Honda’s minivan model, the Odyssey, was introduced in its present form in 2005 and saw some significant changes last year. For 2009 only the EX-L trim level receives additional upgrades, including a power tailgate and Bluetooth HandsFreeLink.
The Honda Odyssey’s fresh look isn't startlingly good or bad to TheCarConnection.com, but it doesn't matter because people don't typically buy minivans based on looks and emotion. They buy minivans simply because they are practical.
The 2009 Honda Odyssey LX and EX models come standard with a 3.5-liter VTEC V-6 engine that delivers a vigorous-feeling 244 horsepower and fuel economy ratings of 23 mpg highway.
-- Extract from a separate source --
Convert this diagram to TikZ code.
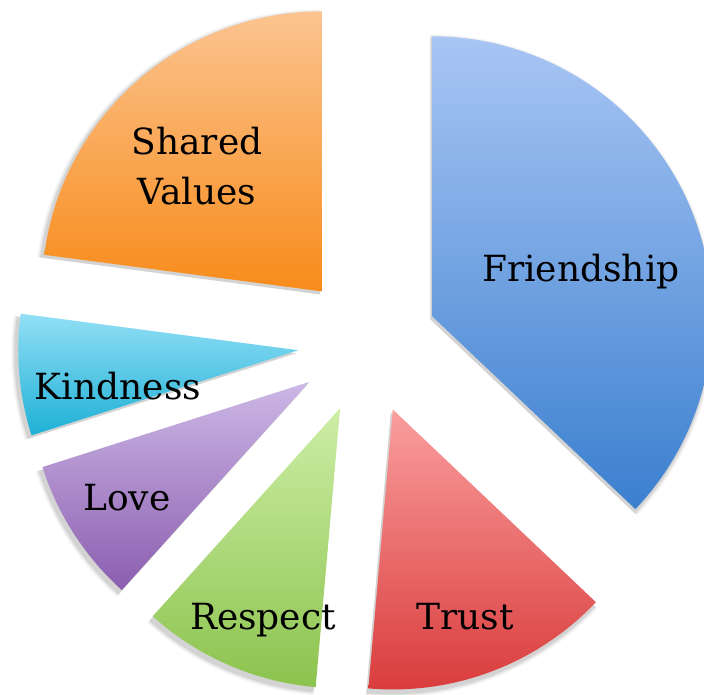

The EX-L and the Touring are fitted with cylinder deactivation technology, which raises the highway rating to 25 mpg. This technology shuts down half of the cylinders at cruising speeds for added fuel efficiency; the only consequence is that it produces 241 hp instead of 244 hp, but you'll never notice the difference—except at the fuel pump. Neither version is very efficient in city driving, with EPA figures of either 16 or 17 mpg. A five-speed automatic transmission is standard with both engines.
TheCarConnection.com editors continue to be impressed with the handling of the Odyssey. The 2009 Honda Odyssey uses a four-wheel-independent suspension that helps this minivan handle really well. What makes Odyssey stand out in this respect is that the crisp handling does not come at the expense of a smooth ride.
The interior design is clean and functional. However, the center stack of controls are scattered around and it takes some time to get used to the arrangement. The Odyssey uses heavy, second-row seats that are difficult to remove; the Chrysler Stow 'n Go system is much easier. The third-row seat on the Odyssey does fold into a deep well in the rear of the van. When the seat is up, this is an ideal location for grocery bags or other cargo.
The four trim levels available on the 2009 Honda Odyssey are the seven-passenger LX and eight-passenger versions of the EX, EX-L, and Touring. Honda groups options by trim level, so while the base LX is well equipped, more equipment becomes standard as you move up in price. The 2009 Honda Odyssey Touring is downright luxurious, trimmed in leather and fitted with a navigation system and rear-seat DVD entertainment system. The quality of the interior is high in terms of fit, finish, and materials.
The Odyssey has performed well in government and IIHS crash tests, and like all other Hondas, the 2009 Odyssey comes standard with stability and traction control, in addition to side and curtain airbags.
To keep things lively, the 2009 Honda Odyssey offers a DVD entertainment system with wireless surround-sound headphones and a voice-activated navigation system that incorporates both a rearview video camera and XM Satellite Radio as options. An MP3-capable CD player and an auxiliary jack for MP3 players come standard. Bluetooth is available on Touring editions; a rearview camera is now standard on EX-L models, and memory side mirrors are now standard on the Touring. A power front passenger seat is also standard for 2009 on the EX-L and Touring models.